Let $G(V,E)$ be a simple graph with radius at most $k$ and maximum degree at most $d$. Fix a center $u\in V$ of $G$ (i.e., any path from $u$ to another vertex of $G$ is of length at most the radius of the graph). A vertex $v\in V$ is of level $l\in\{0,1,2,\ldots,k\}$ if the shortest path from $u$ to $v$ is of length $l$. Write $N_l$ for the number of vertices of level $l$.

First, $N_0=1$. Thus, $N_1\leq d$. We can easily seen that $$N_{l+1}\leq (d-1)\,N_l\text{ for }l=1,2,\ldots,k-1\,,$$ because a vertex of level $l+1$ must be joined by an edge to a vertex of level $l$, and each vertex of level $l$ can is adjacent to at most $d-1$ vertices of level $l+1$, having one edge connected to a vertex of level $l-1$. That is, $$N_{l}\leq d\,(d-1)^{l-1}\text{ for }l=1,2,3,\ldots,k\,.$$ If $d>2$, then $$\begin{align} |V|&= \sum_{l=0}^k\,N_l\leq 1+d\,\sum_{l=1}^k\,(d-1)^{l-1}\leq 1+kd(d-1)^{k-1}\leq 1+kd^k\,. \end{align}$$ If $d=2$, then obviously, $N_l\leq 2$ for all $l=1,2,\ldots,k$, whence $$|V|\leq 1+2k\leq 1+kd^k\,.$$ If $d=1$, then the graph consist of at most $2$ vertices, so $$|V|\leq 2\leq 1+kd^k\,,$$ as $k\geq 1$.

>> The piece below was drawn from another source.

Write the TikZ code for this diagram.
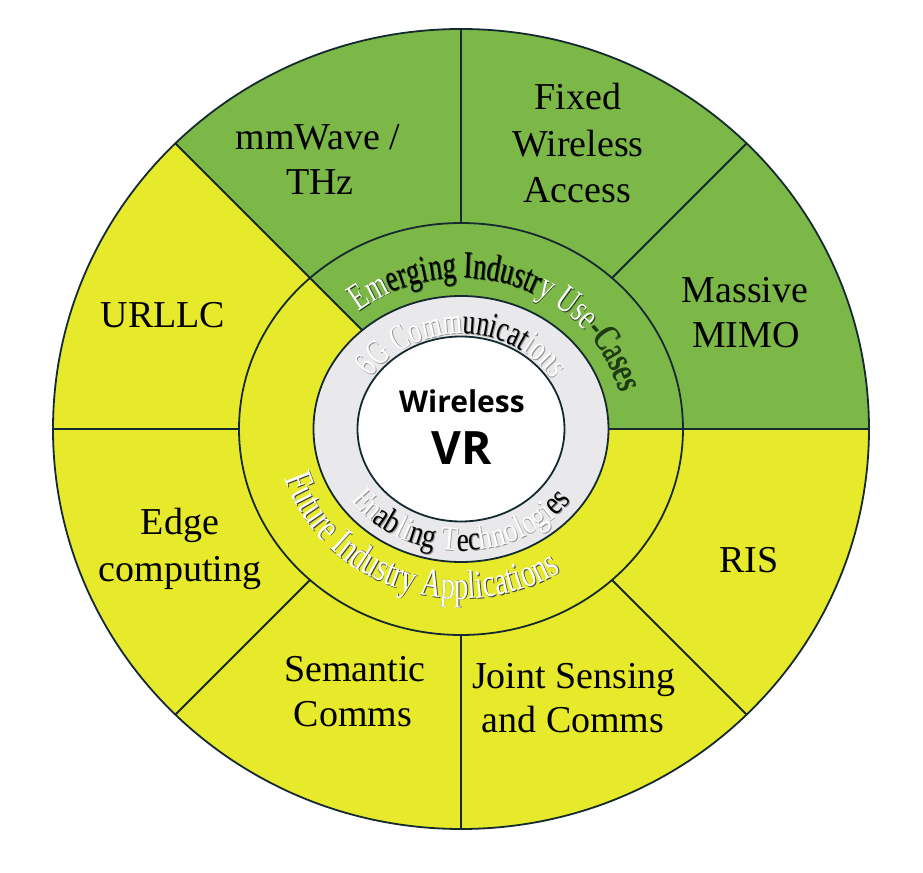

The inequalities $$|V|\leq 1+d\,\sum_{l=1}^k\,(d-1)^{l-1}=\left\{ \begin{array}{ll} 1+d\left(\frac{(d-1)^k-1}{(d-1)-1}\right)\,,&\text{ for }d\neq 2\,,\\ 1+2k\,,&\text{ for }d=2\,,\end{array}\right.$$ are sharp, and stronger than the original inequality $|V|\leq 1+kd^k$. An example in each case should be easy to find. We can also show that $|V|< d^k$ for $d\geq 2$ and $k\geq 3$. The case $d=2$ is trivial. For $d>2$, we note that $$\begin{align}(d-2)\,\left(\frac{d^k-1}{d}\right)&> (d-2)\,\left(d^{k-1}-1 \right) = d^2(d-2)\,d^{k-3}-(d-2) \\ &> \left((d-1)^3+d^2\right)\,d^{k-3}-(d-2)\geq (d-1)^3\,d^{k-3}+d^2-(d-2) \\ &>(d-1)^3\,d^{k-3}-1\geq (d-1)^k-1\,,\end{align}$$ whence $$|V|\leq 1+d\,\left(\frac{(d-1)^k-1}{d-2}\right)<d^k\,.$$

Answer 2

Let $v$ be a central vertex of the graph. This has at most $d$ neighbors. Each neighbor has at most $(d-1)$ other neighbors, for at most $d(d-1)$ total new vertices. Each of these neighbors has at most $(d-1)$ other neighbors, for $(d-1)^2d$ total new vertices. Continuing in this fashion, you get the summation $$ 1+ d + d(d-1) + d(d-1)^2 +d(d-1)^3+\dots = 1+\sum_{i=0}^{k-1}d(d-1)^i $$ Note that the summation stops at $k$, because the distance from $v$ to any other vertex is at most $k$.